Its fourth-quarter earnings saw revenue growth of 19% to $4.8 billion, but its net income growth of 27% to $2.1 billion was even more impressive, meaning Texas Instruments is squeezing more profits out of every dollar it takes in. Unlike many growth-at-all-costs tech stocks, non-GAAP (adjusted) earnings aren't needed to show a profit; Texas Instruments just casually converts 44% of revenue into net income.

With healthy margins, Texas Instruments can reinvest in the business and reward shareholders through dividends and share buybacks. Additionally, with technology becoming integral to everyday life, the cyclicality of the semiconductor business is being compressed. Along with stock price growth, the dividend generates a 2.6% yield and that makes Texas Instruments a prime stock that will pay you to hold onto it.

2. Microsoft

As Microsoft is the second-largest company by market cap in the world, conventional wisdom would say it is difficult to grow when the company is as big as it is. With its second-quarter earnings (ended Dec. 31), Microsoft trashed this notion. Quarterly revenue was an astounding $51.7 billion -- more than Texas Instruments made during 2019, 2020, and 2021 combined -- and it's growing at a 20% clip year over year.

The star of the report was the Azure cloud segment, which grew 46%, contrasted by Microsoft's worst-performing segment -- the surface laptop series, which only grew 8%. With Microsoft's planned acquisition of Activision Blizzard, the company is making a big expansion into the gaming world. It has long been a gaming hardware provider and it owned a few smaller gaming studios. This move greatly expands its game-development wing.

While Microsoft's dividend yield is a rather low 0.8%, that rate is somewhat depressed because of the stock's strong price appreciation over the past few years. Microsoft has exciting growth prospects ahead and is preserving its cash flows to execute those goals. It also has lots of room to grow the dividend for many years to come.

3. Accenture

Compared with the other two companies, Accenture is not as well known. It provides consulting services around the globe in areas like artificial intelligence, cloud, and security. In addition to a=dvising its clients, Accenture has the expertise to create and maintain any solutions devised with the customer.

Accenture's size is between Microsoft ($2.26 trillion) and Texas Instruments ($157 billion), sitting at a market cap of $225 billion. During its fiscal year 2022 first quarter, ended Nov. 30, 2021, revenue grew at 27% to $15 billion year over year. It also had record new bookings, with $16.8 billion in potential revenue scheduled for the business -- an increase of 30% over last year's quarter. Accenture's revenue is not anchored to one industry or region but spread across multiple segments.

Revenue by Region Share of Total
North America 46%
Europe 34%
Growth Markets 20%

Source: Accenture.

Revenue by Industry Share of Total
Communication Media & Tech 21%
Financial Services 19%
Health & Public Services 18%
Products 29%
Resources 13%

Source: Accenture.

A worldwide recession would hit Accenture's business hard, but a localized one shouldn't derail the company.
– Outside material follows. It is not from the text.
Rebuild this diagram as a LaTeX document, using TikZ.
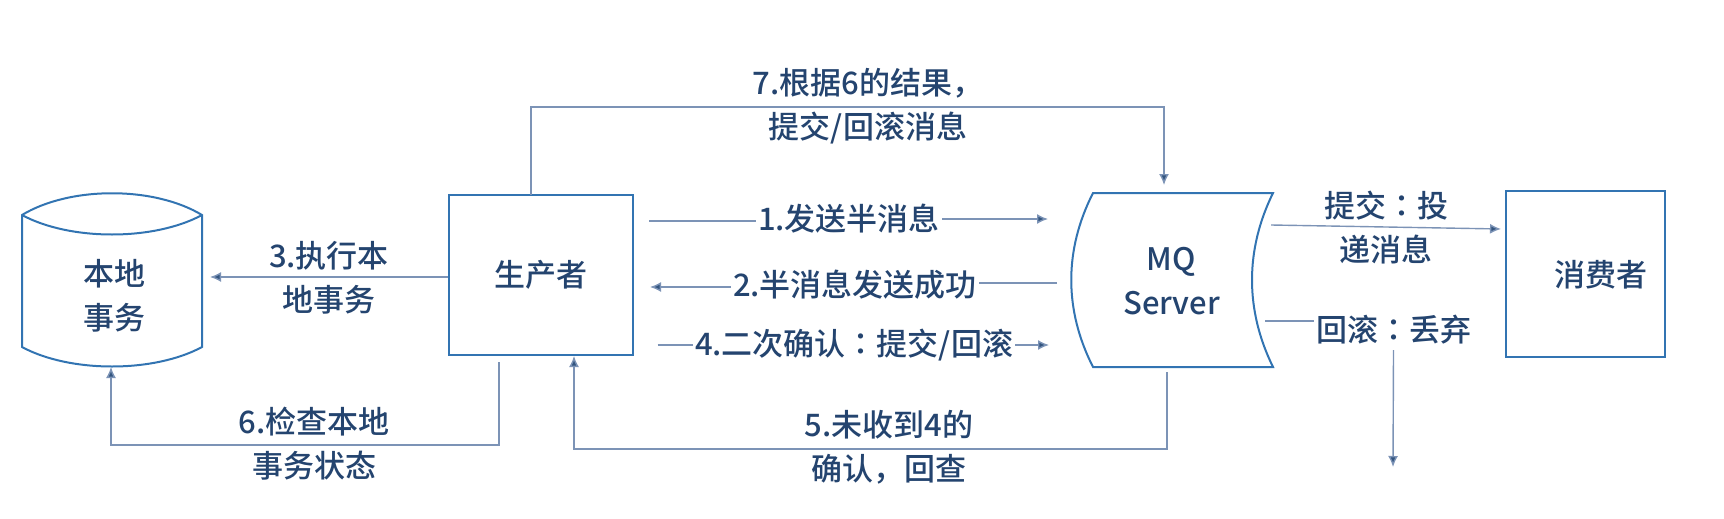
\documentclass[tikz,border=0pt]{standalone}
\usepackage{fontspec}
\setmainfont{Noto Sans CJK SC}[UprightFont=* Medium]
\newfontfamily\colonfont{Noto Sans CJK TC}[UprightFont=* Medium]
\usetikzlibrary{arrows.meta, positioning}
\definecolor{boxblue}{HTML}{3274B2}
\definecolor{lineblue}{HTML}{7C93B6}
\definecolor{tipblue}{HTML}{33557F}
\definecolor{textblue}{HTML}{24446F}
\newcommand{\fullcolon}{{\colonfont ：}}

\begin{document}
\begin{tikzpicture}[x=1pt, y=-1pt, >=Latex,
    box/.style={draw=boxblue, line width=2pt},
    txt/.style={text=textblue, font=\fontsize{31}{44}\selectfont, align=center, inner sep=2pt},
    conn/.style={draw=lineblue, line width=1.4pt},
    arr/.style={conn, -{Latex[length=11pt, width=10pt, fill=tipblue]}}]
  \useasboundingbox (0,0) rectangle (1724,519);

  % boxes
  \node[box, minimum width=184.5pt, minimum height=160pt] (prod) at (541,275) {};
  \node[txt] (prodtxt) at (541,275) {生产者};
  \node[box, minimum width=159pt, minimum height=166pt] (cons) at (1585.5,274) {};
  \node[txt] (constxt) at (1601,275) {消费者};

  % local transaction cylinder
  \draw[box] (22,215) .. controls (70,186) and (154,186) .. (202,215) -- (202,347)
    .. controls (154,373) and (70,373) .. (22,347) -- cycle;
  \draw[box] (22,215) .. controls (70,241) and (154,241) .. (202,215);
  \node[txt] (local) at (114,296) {本地\\事务};

  % MQ server
  \draw[box] (1093,193) -- (1273,193) .. controls (1245,250) and (1245,310) .. (1273,367)
    -- (1093,367) .. controls (1064,310) and (1064,250) .. (1093,193) -- cycle;
  \node[txt] (mq) at (1171.5,281) {MQ\\Server};

  % labels sitting on the lines
  \node[txt] (t1) at (849,219) {1.发送半消息};
  \node[txt] (t2) at (855,285) {2.半消息发送成功};
  \node[txt] (t3) at (329,278) {3.执行本\\地事务};
  \node[txt] (t4) at (854,345) {4.二次确认\fullcolon 提交/回滚};
  \node[txt] (t5) at (889,447) {5.未收到4的\\确认，回查};
  \node[txt] (t6) at (314,444) {6.检查本地\\事务状态};
  \node[txt] (t7) at (868,106.5) {7.根据6的结果，\\提交/回滚消息};
  \node[txt] (commit) at (1386,227.5) {提交\fullcolon 投\\递消息};
  \node[txt] (drop) at (1393.5,330) {回滚\fullcolon 丢弃};

  % free ends
  \coordinate (a1) at (649,221);
  \coordinate (b1) at (1048,219);
  \coordinate (a2) at (1057,283);
  \coordinate (b2) at (650,287);
  \coordinate (a3) at (448,277);
  \coordinate (b3) at (210,277);
  \coordinate (a4) at (657.5,345);
  \coordinate (b4) at (1049,345);
  \coordinate (a5) at (1167,372);
  \coordinate (b5) at (574,356);
  \coordinate (a6) at (499,362);
  \coordinate (b6) at (111,367);
  \coordinate (a7) at (531,195);
  \coordinate (b7) at (1164,185);
  \coordinate (a8) at (1271,225);
  \coordinate (b8) at (1501,229);
  \coordinate (a9) at (1265,321);
  \coordinate (b9) at (1393,467);

  \draw[conn] (a1) -- (t1.west |- a1);
  \draw[arr] (t1.east |- b1) -- (b1);
  \draw[conn] (a2) -- (t2.east |- a2);
  \draw[arr] (t2.west |- b2) -- (b2);
  \draw[arr] (a3) -- (b3);
  \draw[conn] (a4) -- (t4.west |- a4);
  \draw[arr] (t4.east |- b4) -- (b4);
  \draw[arr] (a5) -- ++(0,77) -| (b5);
  \draw[arr] (a6) -- ++(0,83) -| (b6);
  \draw[arr] (a7) -- ++(0,-88) -| (b7);
  \draw[arr] (a8) -- (b8);
  \draw[conn] (a9) -- (drop.west |- a9);
  \draw[arr] (drop.south |- 0,350) -- (b9);
\end{tikzpicture}
\end{document}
Accenture's dividend yield is only 1.1%, but like Microsoft, Accenture's growth prospects make it attractive to investors.

What about stock buybacks and total returns?

Another factor for all three stocks is share repurchases. An alternative method of returning capital to shareholders, stock buybacks reduce the number of shares available and make each share more valuable.

TXN Average Diluted Shares Outstanding (Annual) Chart

TXN Average Diluted Shares Outstanding (Annual) data by YCharts

Over the last 10 years, each company has reduced the shares outstanding and rewarded shareholders in addition to dividends. After adding stock buybacks and dividends used to purchase additional shares, the total stock performance significantly outperforms the stock price movement.

TXN Chart

TXN data by YCharts

If investors trade in and out of the stock, they do not reap long-term shareholder benefits. With these three stocks over the last five years, they would have lost out on 30% to 40% of performance. All three businesses have revenue growth ahead and should reward shareholders along the way. Holding onto the stocks for three to five years will give investors a significant edge over anyone who trades in and out of these businesses.